Dec. 20 (Bloomberg) -- Writedowns on Cypriot government debt like those forced on Greek bondholders would leave banks in Cyprus “decimated” and make it harder for other euro-area nations to borrow, said Hung Tran, first deputy managing director of the Institute of International Finance.
“Economic dislocations would be severe and the cure might end up being worse than the disease,” Tran said in a telephone interview today. Germany’s Sueddeutsche Zeitung reported today that the International Monetary Fund is pushing for debt writedowns as a condition of any rescue package for Cyprus.
The Washington-based IIF coordinated the private-sector process that shaved more than 100 billion euros ($132 billion) off Greece’s debt earlier this year. European Union leaders have said Greece was a special case that required an “exceptional and unique solution.”
“If the leaders agree Cyprus should go through the PSI exercise, that would be undermining their own credibility and clearly raise the credit risk on other program countries in the euro area,” Tran said.
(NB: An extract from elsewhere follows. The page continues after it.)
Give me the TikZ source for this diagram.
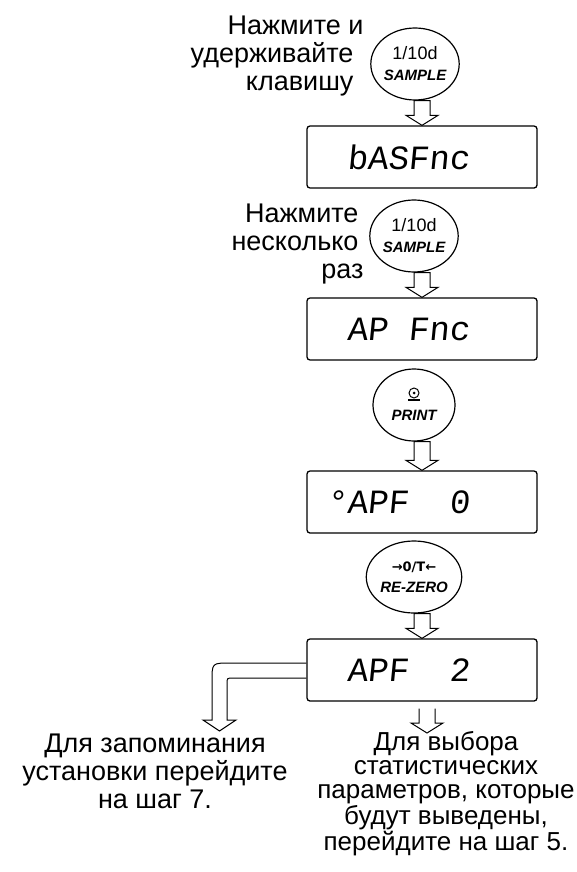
\documentclass[tikz,border=0pt]{standalone}
\usepackage{fontspec}
\setmainfont{Liberation Sans}
\newfontfamily\lcdfont[FakeSlant=0.1]{Liberation Mono}
\newfontfamily\symfont{DejaVu Sans}
\usetikzlibrary{shapes.geometric,calc}
\tikzset{
  lcd/.style={draw, line width=1.3pt, rounded corners=3pt, minimum height=62pt,
    text width=150pt, inner xsep=40pt, align=left, font=\lcdfont\fontsize{34}{34}\selectfont},
  btn/.style={draw, ellipse, line width=1.2pt, minimum width=82pt, minimum height=72pt,
    inner sep=0pt, align=center, font=\fontsize{15}{21}\selectfont},
  note/.style={font=\fontsize{27}{28}\selectfont},
  hollow/.style={line width=1pt, line join=miter},
  block/.style={hollow, to path={let \p1=(\tikztostart), \p2=(\tikztotarget) in
    (\x1-8pt,\y1) -- (\x1-8pt,\y2+10pt) -- (\x1-16pt,\y2+10pt) -- (\x2,\y2)
    -- (\x1+16pt,\y2+10pt) -- (\x1+8pt,\y2+10pt) -- (\x1+8pt,\y1) -- cycle}},
  openblock/.style={hollow, to path={let \p1=(\tikztostart), \p2=(\tikztotarget) in
    (\x1-8pt,\y1) -- (\x1-8pt,\y2+10pt) -- (\x1-16pt,\y2+10pt) -- (\x2,\y2)
    -- (\x1+16pt,\y2+10pt) -- (\x1+8pt,\y2+10pt) -- (\x1+8pt,\y1)}}
}
\begin{document}
\begin{tikzpicture}[x=1pt,y=-1pt]
    \useasboundingbox (0,0) rectangle (576,872);
    \node[note, align=right, anchor=base east] (t1) at (357,91) {Нажмите и\hspace*{-10pt}\\удерживайте\\клавишу};
    \node[btn] (e1) at (415,64) {{\fontsize{18}{21}\selectfont 1/10d}\\\bfseries\itshape SAMPLE};
    \node[lcd] (b1) at (422,157) {bASFnc};
    \node[note, align=right, anchor=base east] (t2) at (362,278) {Нажмите\\несколько\\раз\hspace*{-5pt}};
    \node[btn] (e2) at (414,236) {{\fontsize{18}{21}\selectfont 1/10d}\\\bfseries\itshape SAMPLE};
    \node[lcd] (b2) at (422,329) {AP\phantom{x}Fnc};
    \node[btn] (e3) at (414,405) {\phantom{0}\\\bfseries\itshape PRINT};
    \node[lcd] (b3) at (422,502) {\llap{°}APF\phantom{xx}0};
    \node[btn] (e4) at (414,577) {{\symfont\bfseries\fontsize{13}{21}\selectfont →0/T←}\\\bfseries\itshape RE-ZERO};
    \node[lcd] (b4) at (422,670) {APF\phantom{xx}2};
    \node[note, align=center, anchor=base] (tl) at (155,808) {Для запоминания\\установки перейдите\\на шаг 7.};
    \node[note, align=center, anchor=base, font=\fontsize{26}{24}\selectfont] (tr) at (446,850)
      {Для выбора\\статистических\\параметров, которые\\будут выведены,\\перейдите на шаг 5.};
    \coordinate (k7) at (219.5,731);
    \coordinate (k5) at (427,733);
    \draw[line width=1pt] ($(e3.center)+(0,-12)$) circle (5pt);
    \fill ($(e3.center)+(0,-12)$) circle (1.5pt);
    \draw[line width=1.2pt] ($(e3.center)+(-6,-5)$) -- ++(12,0);
    \draw[block] (e1.south -| b1.north) to (b1.north);
    \draw[block] (e2.south -| b2.north) to (b2.north);
    \draw[block] (e3.south -| b3.north) to (b3.north);
    \draw[block] (e4.south -| b4.north) to (b4.north);
    \draw[openblock] ($(b4.south)+(5,7)$) to (k5);
    \draw[hollow] ($(b4.west)+(0,-7)$) -- (230,663) .. controls (212,663) .. (212,681) -- (212,720)
      -- (203,720) -- (k7) -- (236,720) -- (227,720) -- (227,684) .. controls (227,678) .. (233,678)
      -- ($(b4.west)+(0,8)$);
\end{tikzpicture}
\end{document}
Cypriot banks, already reeling from the effects of the Greek writedown, hold most of the nation’s 15 billion euros in central government debt, and the island’s banking system would be “decimated” by moves to restructure that debt, Tran said. Cypriot banks lost more than 4 billion euros in Greece’s debt restructuring.
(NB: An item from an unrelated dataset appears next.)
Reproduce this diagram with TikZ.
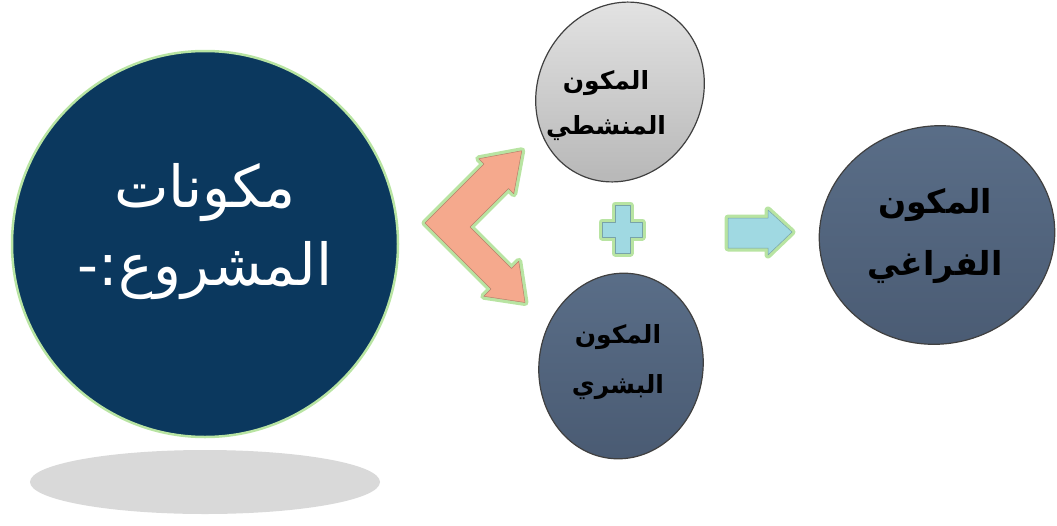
\documentclass[tikz,border=0pt]{standalone}
\usepackage{fontspec}
\usetikzlibrary{shapes.geometric}
\newfontfamily\arabicfont[Script=Arabic]{DejaVu Sans}
\TeXXeTstate=1
\definecolor{navy}{HTML}{0B385E}
\definecolor{glow}{HTML}{B8E4A2}
\definecolor{slatetop}{HTML}{5A6E88}
\definecolor{slatebot}{HTML}{4A5B73}
\definecolor{salmon}{HTML}{F5A98D}
\definecolor{aqua}{HTML}{A0D9E2}
\newcommand\rl[1]{\beginR #1\endR}

\begin{document}
\begin{tikzpicture}[x=1pt,y=-1pt,
big/.style={circle,fill=navy,draw=glow,line width=2.5pt,minimum size=386pt,inner sep=0pt},
disc/.style={ellipse,draw=black!75,line width=1.2pt,inner sep=0pt},
dark/.style={disc,top color=slatetop,bottom color=slatebot},
bigtxt/.style={font=\arabicfont\fontsize{58}{78}\selectfont,text=white,align=center},
lbl/.style 2 args={font=\arabicfont\bfseries\fontsize{#1}{#2}\selectfont,align=center},
glowfill/.style={preaction={draw=glow,line width=7pt,line join=round},draw=#1!75!black,line width=.5pt,line join=round,fill=#1}]
\useasboundingbox (0,0) rectangle (1057,525);
% shadow under the big circle
\fill[gray!30](205,482) ellipse[x radius=175,y radius=32];
\node[big](proj) at (205,244){};
\node[bigtxt](projT) at (205,232){\rl{مكونات}\\\rl{المشروع:-}};
% the three components
\node[disc,minimum width=164pt,minimum height=184pt,rotate=-28,top color=gray!20,middle color=white,bottom color=gray!55](act) at (620,92){};
\node[lbl={25}{45}](actT) at (606,106){\rl{المكون}\\\rl{المنشطي}};
\node[dark,minimum width=164pt,minimum height=186pt,rotate=-8](hum) at (621,366){};
\node[lbl={25}{50}](humT) at (618,362){\rl{المكون}\\\rl{البشري}};
\node[dark,minimum width=236pt,minimum height=218pt,rotate=10](spa) at (937,235){};
\node[lbl={33}{62}](spaT) at (935,236){\rl{المكون}\\\rl{الفراغي}};
% chevron, plus, arrow
\path[glowfill=salmon](425,223)--(484,164)--(478.75,158.75)--(521.75,150.75)--(513.75,193.75)--(508.5,188.5)
  --(470,227)--(511.5,268.5)--(518.75,261.25)--(525,302.5)--(483.75,296.25)--(491,289)--cycle;
\path[glowfill=aqua](615,205)--(630,205)--(630,222)--(642,222)--(642,237)--(630,237)--(630,253)--(615,253)
  --(615,237)--(602,237)--(602,222)--(615,222)--cycle;
\path[glowfill=aqua](728,218)--(768,218)--(768,210)--(792,232)--(768,255)--(768,248)--(728,248)--cycle;
\end{tikzpicture}
\end{document}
Cyprus has been bogged down in negotiations with the IMF and European authorities since June, when it became the fifth euro-area nation to request assistance. Luxembourg’s Jean-Claude Juncker, who heads the group of euro-area finance ministers, said on Dec. 14 that finding a solution for Cyprus is a top priority for him because the situation is “more serious than Greece” and needs immediate attention.